Preliminary title reports are compiled via title searches of public records. They contain key pieces of information, including:
- Legal description of the property: A property's title report will list a mailing address, a formal description of the property in county records, and in some cases, a tax assessor's parcel number.
- Ownership of a property: Preliminary title reports identify the property owner. In many cases, it also lists previous owners.
- Encumbrances: Title reports list potential title problems such as unpaid taxes, lien holders, easements, and anyone besides the homeowner who might claim use of the property.
Why Are Preliminary Title Reports Important?
Preliminary title reports are important to all parties within a real estate transaction.
- 1. Current owners and real estate agents: Homeowners and their real estate agents want to know the state of their property before offering it to potential buyers. Properties with outstanding property taxes or liens are less attractive to buyers. Misrepresenting a home's title—even if the seller is unaware of the misrepresentation—can cause unnecessary delays, void a sale, and possibly make the seller subject to a lawsuit.
- 2. Buyers: Buyers want a clear understanding of the property they are purchasing and do not want to be surprised by tax liens or mortgage liens or other liens such as contractor liens from a previous owner. What's more, if they are borrowing money to purchase the home, their lender will only provide a loan upon the condition of the title. In some home loans, buyers sign a deed of trust that temporarily transfers the home's title to a trustee (usually a title company) until the loan is paid off. Loan monies may only be released upon the signing of such a deed, plus the issuance of title insurance.
- 3. Title insurance companies: A title insurance company is expected to provide insurance payments in the event a homeowner's claim to the title is contested. These companies will not insure real property unless they can see the full scope of its ownership over the years, along with any encumbrances.
What Is a Title?
In the world of real estate, a title is a legal right to own a piece of real property such as a building or a parcel of land. Titles are most commonly transferred via a warranty deed, but in some cases, they are transferred by a quitclaim deed (often among family members) or by a bargain and sale deed (often in the instance of foreclosure).

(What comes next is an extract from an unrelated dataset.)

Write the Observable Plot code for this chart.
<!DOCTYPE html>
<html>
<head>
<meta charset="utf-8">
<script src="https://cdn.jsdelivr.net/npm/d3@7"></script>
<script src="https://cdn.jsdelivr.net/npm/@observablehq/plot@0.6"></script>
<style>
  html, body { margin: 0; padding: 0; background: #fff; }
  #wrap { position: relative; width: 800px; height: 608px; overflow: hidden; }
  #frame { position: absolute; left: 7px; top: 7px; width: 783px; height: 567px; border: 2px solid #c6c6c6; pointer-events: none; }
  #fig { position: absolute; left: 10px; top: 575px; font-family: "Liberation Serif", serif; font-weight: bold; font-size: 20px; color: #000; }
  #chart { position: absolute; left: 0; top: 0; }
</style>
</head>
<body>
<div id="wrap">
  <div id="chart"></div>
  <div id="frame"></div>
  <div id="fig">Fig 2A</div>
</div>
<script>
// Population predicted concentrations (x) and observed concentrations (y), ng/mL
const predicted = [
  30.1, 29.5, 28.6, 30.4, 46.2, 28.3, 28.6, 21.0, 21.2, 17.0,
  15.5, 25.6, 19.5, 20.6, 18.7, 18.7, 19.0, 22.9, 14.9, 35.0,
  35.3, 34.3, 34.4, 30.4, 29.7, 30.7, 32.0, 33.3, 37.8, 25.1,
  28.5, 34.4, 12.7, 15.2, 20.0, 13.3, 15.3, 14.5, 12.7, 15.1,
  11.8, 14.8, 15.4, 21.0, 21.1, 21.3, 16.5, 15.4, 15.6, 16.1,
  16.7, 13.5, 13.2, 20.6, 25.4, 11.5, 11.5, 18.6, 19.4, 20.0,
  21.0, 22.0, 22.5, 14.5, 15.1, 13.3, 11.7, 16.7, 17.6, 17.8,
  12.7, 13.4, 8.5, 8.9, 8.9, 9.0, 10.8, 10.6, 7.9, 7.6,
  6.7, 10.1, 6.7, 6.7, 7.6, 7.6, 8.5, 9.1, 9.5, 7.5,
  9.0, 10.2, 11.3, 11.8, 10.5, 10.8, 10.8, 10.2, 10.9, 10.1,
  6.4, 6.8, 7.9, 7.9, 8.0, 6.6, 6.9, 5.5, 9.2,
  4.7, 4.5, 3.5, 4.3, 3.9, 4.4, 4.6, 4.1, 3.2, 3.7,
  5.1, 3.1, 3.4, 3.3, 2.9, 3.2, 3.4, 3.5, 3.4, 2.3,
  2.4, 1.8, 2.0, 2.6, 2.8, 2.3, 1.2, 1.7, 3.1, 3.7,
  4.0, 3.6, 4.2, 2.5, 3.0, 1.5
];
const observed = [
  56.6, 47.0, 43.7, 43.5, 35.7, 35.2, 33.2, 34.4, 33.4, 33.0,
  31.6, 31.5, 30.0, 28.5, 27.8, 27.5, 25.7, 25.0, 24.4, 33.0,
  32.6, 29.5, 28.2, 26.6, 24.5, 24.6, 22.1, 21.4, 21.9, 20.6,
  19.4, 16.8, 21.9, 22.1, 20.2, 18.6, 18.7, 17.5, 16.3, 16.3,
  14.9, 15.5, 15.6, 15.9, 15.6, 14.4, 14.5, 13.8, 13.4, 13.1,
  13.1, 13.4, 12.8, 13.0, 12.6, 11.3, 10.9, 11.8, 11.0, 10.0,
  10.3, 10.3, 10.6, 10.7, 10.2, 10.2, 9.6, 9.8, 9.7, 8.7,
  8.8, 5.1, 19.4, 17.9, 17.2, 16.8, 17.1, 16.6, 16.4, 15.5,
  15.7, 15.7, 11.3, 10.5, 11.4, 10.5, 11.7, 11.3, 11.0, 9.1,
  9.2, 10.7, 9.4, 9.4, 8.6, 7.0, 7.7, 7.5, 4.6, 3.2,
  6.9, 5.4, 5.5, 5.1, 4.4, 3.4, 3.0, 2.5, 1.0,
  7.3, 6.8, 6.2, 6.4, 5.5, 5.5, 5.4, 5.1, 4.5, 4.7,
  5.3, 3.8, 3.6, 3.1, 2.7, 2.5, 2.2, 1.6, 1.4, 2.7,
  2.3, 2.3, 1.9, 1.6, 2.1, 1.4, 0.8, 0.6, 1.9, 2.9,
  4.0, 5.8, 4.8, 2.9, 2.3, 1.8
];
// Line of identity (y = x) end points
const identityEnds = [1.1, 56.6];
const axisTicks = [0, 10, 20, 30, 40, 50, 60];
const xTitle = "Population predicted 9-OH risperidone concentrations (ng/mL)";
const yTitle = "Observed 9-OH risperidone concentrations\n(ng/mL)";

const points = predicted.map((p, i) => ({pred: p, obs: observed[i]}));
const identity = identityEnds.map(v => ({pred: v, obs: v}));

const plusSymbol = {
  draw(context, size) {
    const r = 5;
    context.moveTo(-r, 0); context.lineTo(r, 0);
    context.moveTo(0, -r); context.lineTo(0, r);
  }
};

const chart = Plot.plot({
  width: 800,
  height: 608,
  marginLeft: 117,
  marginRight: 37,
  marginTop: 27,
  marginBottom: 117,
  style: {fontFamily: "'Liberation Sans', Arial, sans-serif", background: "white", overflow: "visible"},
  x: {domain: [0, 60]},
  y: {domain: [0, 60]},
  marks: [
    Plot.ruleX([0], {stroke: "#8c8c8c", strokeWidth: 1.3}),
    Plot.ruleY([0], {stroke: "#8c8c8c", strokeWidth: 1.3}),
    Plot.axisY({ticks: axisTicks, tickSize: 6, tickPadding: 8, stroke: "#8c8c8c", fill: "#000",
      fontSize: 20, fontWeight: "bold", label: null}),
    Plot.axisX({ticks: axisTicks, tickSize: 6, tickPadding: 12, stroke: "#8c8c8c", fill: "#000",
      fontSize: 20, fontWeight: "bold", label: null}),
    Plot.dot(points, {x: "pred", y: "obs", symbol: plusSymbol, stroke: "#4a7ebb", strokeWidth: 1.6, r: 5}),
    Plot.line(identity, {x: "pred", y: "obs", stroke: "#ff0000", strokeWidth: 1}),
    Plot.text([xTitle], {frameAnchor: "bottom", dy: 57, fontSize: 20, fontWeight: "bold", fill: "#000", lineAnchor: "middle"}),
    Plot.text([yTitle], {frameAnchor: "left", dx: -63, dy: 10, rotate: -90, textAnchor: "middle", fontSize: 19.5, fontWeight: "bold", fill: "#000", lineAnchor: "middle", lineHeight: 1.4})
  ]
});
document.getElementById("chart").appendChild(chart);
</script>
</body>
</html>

Preliminary reports provide a history of a property's title, as well as any liens made on the property by governments, lenders, contractors, or unpaid garbage collections.
What Is Title Insurance?
Title insurance is a form of insurance that protects owners and lenders against claims on a property's title. It is the only insurance policy that starts the day you purchase it and goes backward rather than forward; title insurance is basically insurance for the past. This insurance may cover the cost of title disputes, including paying a real estate attorney.
There are two forms of title insurance: owner's insurance and lender's insurance.
- Owner's title insurance: This type of title insurance protects a homeowner if someone else makes a claim to their property's title.
- Lender's title insurance: This type protects a lender if a third party makes a claim to their borrower's title. Typically, the borrower pays for the lender’s title insurance.
A Note on Real Estate Investment
All investments, including real estate investments, come with inherent risks which may involve the depreciation of assets, financial losses, or legal ramifications. The information presented in this article is for educational, informational, and referential purposes only. Consult a licensed real estate or financial professional before making any legal or financial commitments.